How Social Media is Converging and What it Means

It was all about visuals one year. Then video and mobile. Stickers and filters, which were first popular with Line and WeChat, are all the rage now. Other words that can reasonably fill the blank in 2016 in social media and sports will be the year of _____, include real-time, community, location, user-generated content, messaging, and influencers.

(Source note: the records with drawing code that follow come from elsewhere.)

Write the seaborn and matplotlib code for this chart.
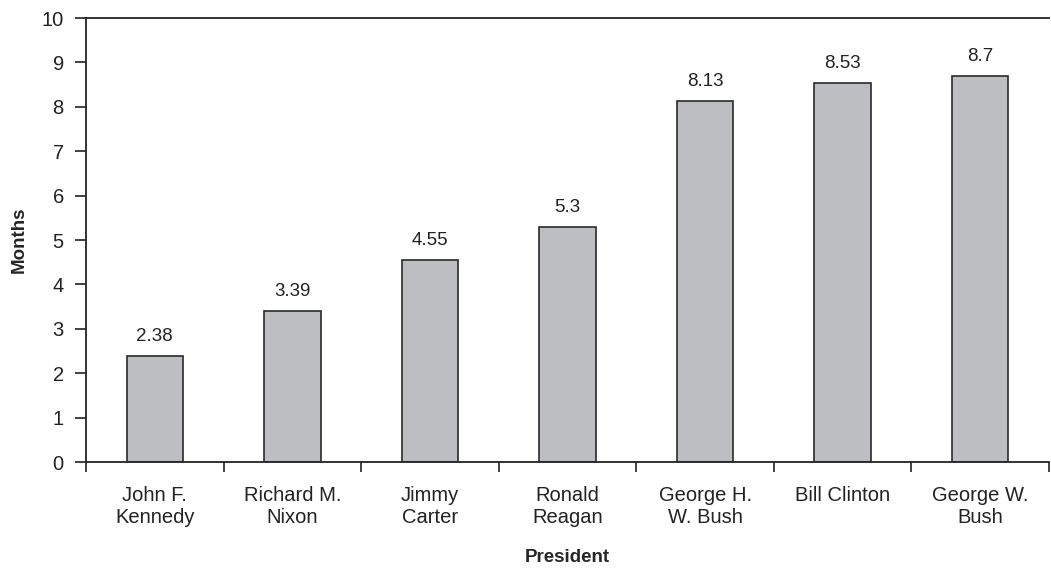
import matplotlib
matplotlib.use("Agg")
import matplotlib.pyplot as plt
import seaborn as sns
import pandas as pd
import numpy as np

presidents = ["John F.\nKennedy", "Richard M.\nNixon", "Jimmy\nCarter", "Ronald\nReagan",
              "George H.\nW. Bush", "Bill Clinton", "George W.\nBush"]
months = [2.38, 3.39, 4.55, 5.3, 8.13, 8.53, 8.7]
value_labels = ["2.38", "3.39", "4.55", "5.3", "8.13", "8.53", "8.7"]

sns.set_theme(style="white")
plt.rcParams["font.family"] = ["Liberation Sans", "DejaVu Sans"]
plt.rcParams["text.color"] = "#222222"

df = pd.DataFrame({"President": presidents, "Months": months})

fig = plt.figure(figsize=(10.51, 5.69), dpi=100)
ax = fig.add_axes([86 / 1051, 1 - 462 / 569, (1049 - 86) / 1051, (462 - 18) / 569])

sns.barplot(data=df, x="President", y="Months", color="#bdbec2", edgecolor="#2a2a2a",
            linewidth=1.2, width=0.41, saturation=1, ax=ax)

for i, (v, lab) in enumerate(zip(months, value_labels)):
    ax.annotate(lab, (i, v), xytext=(0, 8), textcoords="offset points",
                ha="center", va="bottom", fontsize=13.5, color="#222222")

ax.set_ylim(0, 10)
ax.set_xlim(-0.5, len(presidents) - 0.5)
ax.set_yticks(np.arange(0, 11, 1))
ax.tick_params(axis="y", which="major", direction="out", length=8, width=1.2,
               color="#222222", labelsize=14.5, labelcolor="#222222", pad=8, left=True)
ax.set_xticks(np.arange(-0.5, len(presidents), 1), minor=True)
ax.tick_params(axis="x", which="major", length=0, labelsize=14.5, labelcolor="#222222", pad=17)
ax.tick_params(axis="x", which="minor", direction="out", length=7, width=1.2,
               color="#222222", bottom=True)

for side in ["left", "bottom", "top"]:
    ax.spines[side].set_visible(True)
    ax.spines[side].set_color("#222222")
    ax.spines[side].set_linewidth(1.3)
ax.spines["right"].set_visible(False)

ax.set_ylabel("Months", fontsize=13.5, fontweight="bold", labelpad=10)
ax.set_xlabel("President", fontsize=13.5, fontweight="bold", labelpad=16)

fig.savefig("out.png", dpi=100)
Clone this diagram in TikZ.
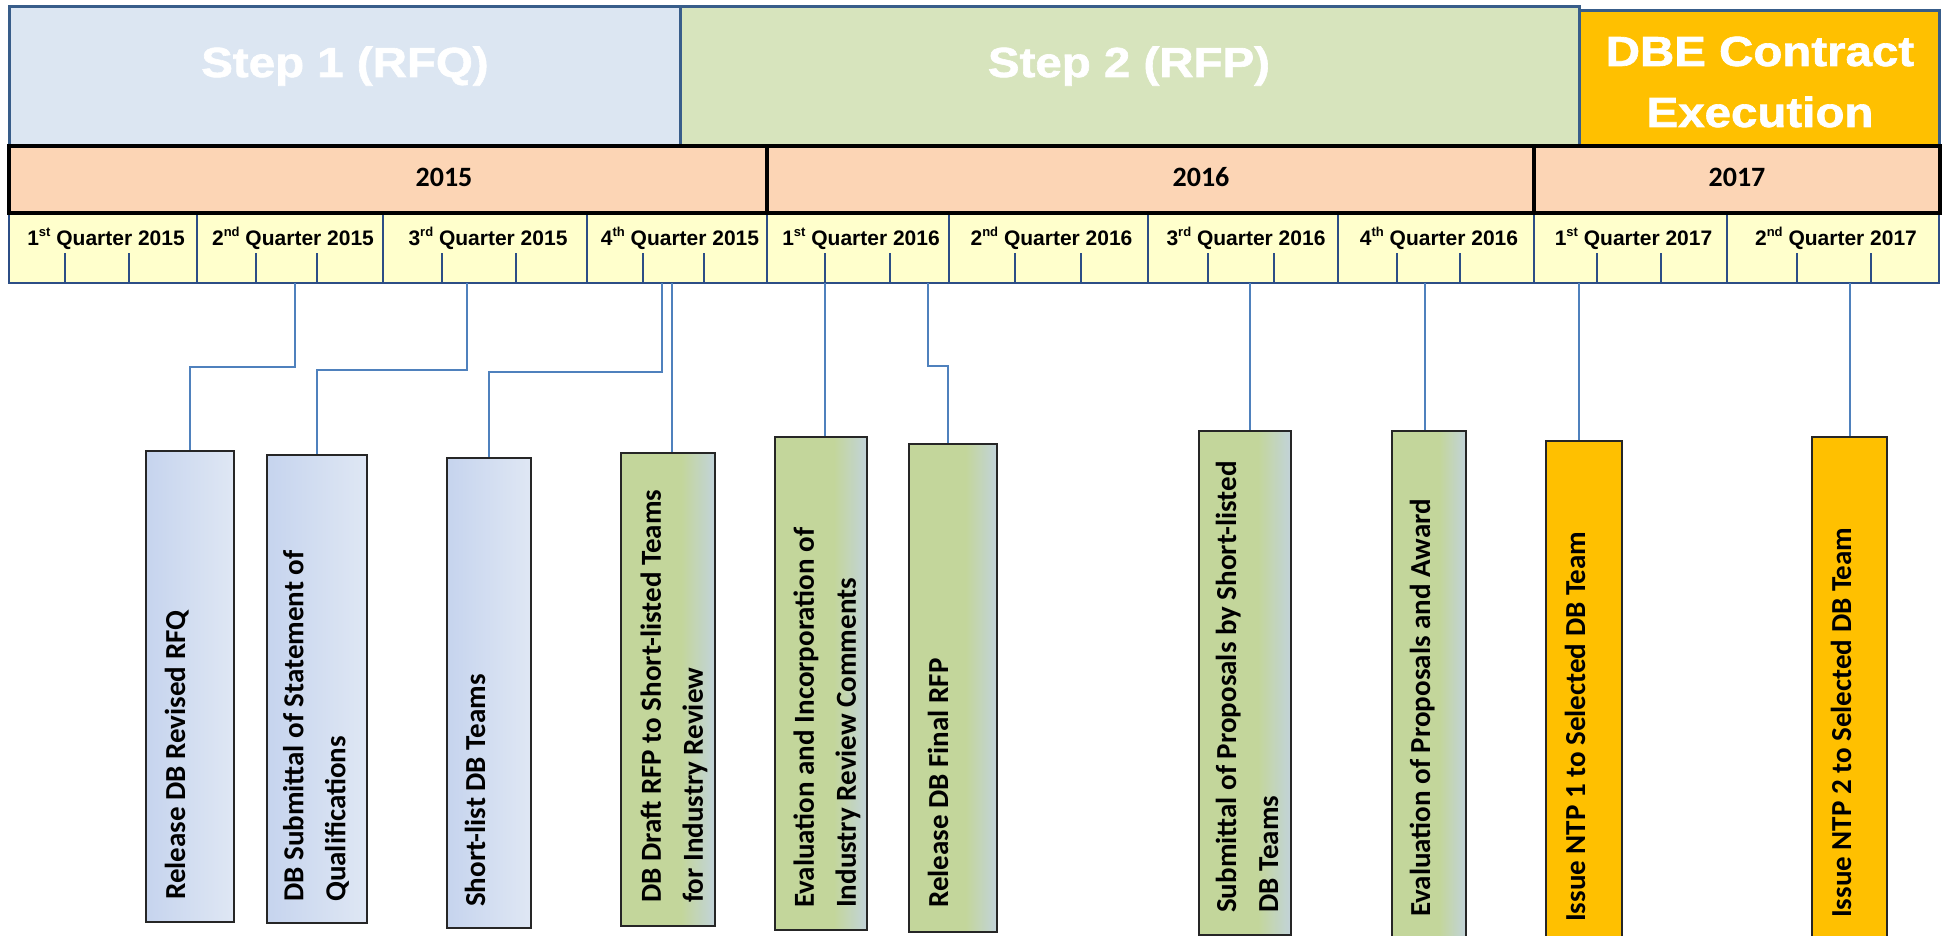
\documentclass[tikz,border=0pt]{standalone}
\usepackage{fontspec}
\setmainfont{Liberation Sans}
\newfontfamily\barfont{Carlito}
\newfontfamily\stepfont{Liberation Sans}[FakeStretch=1.13,FakeBold=1.5]
\definecolor{stepblue}{HTML}{DCE6F2}
\definecolor{stepgreen}{HTML}{D7E4BD}
\definecolor{amber}{HTML}{FFC000}
\definecolor{stepline}{HTML}{385D8A}
\definecolor{yearfill}{HTML}{FCD5B5}
\definecolor{qfill}{HTML}{FFFFCC}
\definecolor{qline}{HTML}{2C4E86}
\definecolor{linkblue}{HTML}{4F81BD}
\definecolor{barblueL}{HTML}{C6D4EE}
\definecolor{barblueR}{HTML}{DFE7F4}
\definecolor{bargreen}{HTML}{C3D69B}
\definecolor{bargrey}{HTML}{C2D3DA}
\pgfdeclarehorizontalshading{greenbar}{100bp}{color(0bp)=(bargreen); color(25bp)=(bargreen); color(57bp)=(bargreen); color(75bp)=(bargrey); color(100bp)=(bargrey)}
\newcommand{\qsup}[1]{\raisebox{0.42em}{\fontsize{13}{13}\selectfont #1}}
\tikzstyle{phase}=[draw=stepline,line width=3pt]
\tikzstyle{phasetext}=[text=white,inner sep=0pt,font=\stepfont\bfseries\fontsize{42}{61}\selectfont]
\tikzstyle{yearcell}=[draw=black,line width=4pt,fill=yearfill]
\tikzstyle{yeartext}=[inner sep=0pt,font=\barfont\bfseries\fontsize{28}{34}\selectfont]
\tikzstyle{qcell}=[draw=qline,line width=2.5pt,fill=qfill]
\tikzstyle{qtext}=[inner sep=0pt,font=\bfseries\fontsize{21}{25}\selectfont]
\tikzstyle{qtick}=[draw=qline,line width=2.5pt]
\tikzstyle{link}=[draw=linkblue,line width=1.5pt]
\tikzstyle{bar}=[draw=black!85,line width=2pt,inner sep=0pt]
\tikzstyle{bluebar}=[left color=barblueL,right color=barblueR]
\tikzstyle{greenfill}=[shade,shading=greenbar]
\tikzstyle{ntpbar}=[fill=amber]
\tikzstyle{bartext}=[rotate=90,inner sep=0pt,align=left,font=\barfont\bfseries\fontsize{29}{42}\selectfont]

\begin{document}
\begin{tikzpicture}[x=1pt,y=-1pt]
    \useasboundingbox (0,0) rectangle (1946,936);
    \clip (0,0) rectangle (1946,936);
    % phase bands on top
    \draw[phase,fill=stepblue] (9,7) rectangle (680,146);
    \draw[phase,fill=stepgreen] (680,7) rectangle (1579,146);
    \draw[phase,fill=amber] (1579,11) rectangle (1939,146);
    \node[phasetext,anchor=base] (step1) at (345,77) {Step 1 (RFQ)};
    \node[phasetext,anchor=base] (step2) at (1129,77) {Step 2 (RFP)};
    \node[phasetext,align=center] (dbe) at (1760,82) {DBE Contract\\Execution};
    % quarters, then the ticks in them
    \foreach \xa/\xb/\name/\txt in {9/197/q1/{1\qsup{st} Quarter 2015}, 197/383/q2/{2\qsup{nd} Quarter 2015},
        383/587/q3/{3\qsup{rd} Quarter 2015}, 587/767/q4/{4\qsup{th} Quarter 2015},
        767/949/q5/{1\qsup{st} Quarter 2016}, 949/1148/q6/{2\qsup{nd} Quarter 2016},
        1148/1338/q7/{3\qsup{rd} Quarter 2016}, 1338/1534/q8/{4\qsup{th} Quarter 2016},
        1534/1727/q9/{1\qsup{st} Quarter 2017}, 1727/1939/q10/{2\qsup{nd} Quarter 2017}}
    {
        \draw[qcell] (\xa,213) rectangle (\xb,283);
        \node[qtext,anchor=base] (\name) at ({(\xa+\xb)/2+3},245) {\txt};
    }
    \foreach \x in {65,129,256,317,442,516,643,704,825,890,1015,1081,1208,1274,1397,1460,1597,1661,1797,1871}
        \draw[qtick] (\x,253) -- (\x,283);
    % years
    \foreach \xa/\xb/\tx/\yr in {9/767/444/2015, 767/1534/1201/2016, 1534/1940/1737/2017}
    {
        \draw[yearcell] (\xa,146) rectangle (\xb,213);
        \node[yeartext,anchor=base] (y\yr) at (\tx,187) {\yr};
    }
    % activity bars
    \foreach \n/\xa/\xb/\ya/\yb/\look in {1/146/234/451/922/bluebar, 2/267/367/455/923/bluebar,
        3/447/531/458/928/bluebar, 4/621/715/453/926/greenfill, 5/775/867/437/930/greenfill,
        6/909/997/444/932/greenfill, 7/1199/1291/431/935/greenfill, 8/1392/1466/431/950/greenfill,
        9/1546/1622/441/950/ntpbar, 10/1812/1887/437/950/ntpbar}
        \node[bar,\look,minimum width={\xb-\xa},minimum height={\yb-\ya}] (b\n) at ({(\xa+\xb)/2},{(\ya+\yb)/2}) {};
    \node[bartext,anchor=base west] (l1) at (185,900) {Release DB Revised RFQ};
    \node[bartext,anchor=west] (l2) at (316,902) {DB Submittal of Statement of\\Qualifications};
    \node[bartext,anchor=base west] (l3) at (485,907) {Short-list DB Teams};
    \node[bartext,anchor=west] (l4) at (674,903) {DB Draft RFP to Short-listed Teams\\for Industry Review};
    \node[bartext,anchor=west] (l5) at (827,908) {Evaluation and Incorporation of\\Industry Review Comments};
    \node[bartext,anchor=base west] (l6) at (948,908) {Release DB Final RFP};
    \node[bartext,anchor=west] (l7) at (1247,913) {Submittal of Proposals by Short-listed\\DB Teams};
    \node[bartext,anchor=base west] (l8) at (1430,917) {Evaluation of Proposals and Award};
    \node[bartext,anchor=base west] (l9) at (1585,922) {Issue NTP 1 to Selected DB Team};
    \node[bartext,anchor=base west] (l10) at (1851,918) {Issue NTP 2 to Selected DB Team};
    % connectors from the time line down to the bars
    \foreach \n/\x in {1/295,2/467,3/662,4/672,5/825,6/928,7/1250,8/1425,9/1579,10/1850}
        \coordinate (t\n) at (\x,283);
    \draw[link] (t1) -- ++(0,84) -| (b1.north);
    \draw[link] (t2) -- ++(0,87) -| (b2.north);
    \draw[link] (t3) -- ++(0,89) -| (b3.north);
    \draw[link] (t6) -- ++(0,83) -| ([xshift=-5pt]b6.north);
    \foreach \n in {4,5,7,8,9,10}
        \draw[link] (t\n) -- (t\n |- b\n.north);
\end{tikzpicture}
\end{document}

And, upon close inspection, several social networks are all beginning to converge around the same features and themes as networks seek to capture attention, engagement, and, ultimately, advertising dollars and consumer data. It’s not about adopting and mastering one emerging trend after another. There are certain underlying principles guiding innovation and the convergence of all these competing social platforms. Here are a few that can inform a solid strategy in fan engagement in social media and sports:

  1. Fans are telling stories. Help them do this even better.
    Whether they’re sending Snaps, on messenger or texting, post that perfect pic to Facebook or Instagrams, or Tweeting and retweeting all day, fans are sharing info, telling stories to their friends, family, and followers. This is not an opportunity to interject, but is an opportunity to amplify and enhance those stories.

    This is one example of convergence — the difference ways to dress up a picture across platforms, so fans can be hopeful their posts will get those coveted likes. In turn, the teams (and, often, brands) get valuable user-generated content, that are increasingly being amplified through various means by the team (on the video board, through retweets and regrams, and inclusion in a Snapchat story). Spitballing, but safe to say at least 7 out of 10 fans focused on their phones during a game are engaged in some form of communication — messaging, posting content, or even Periscope-ing! — instead of interrupting, enhance and amplify. Any platform, increasingly so, will do.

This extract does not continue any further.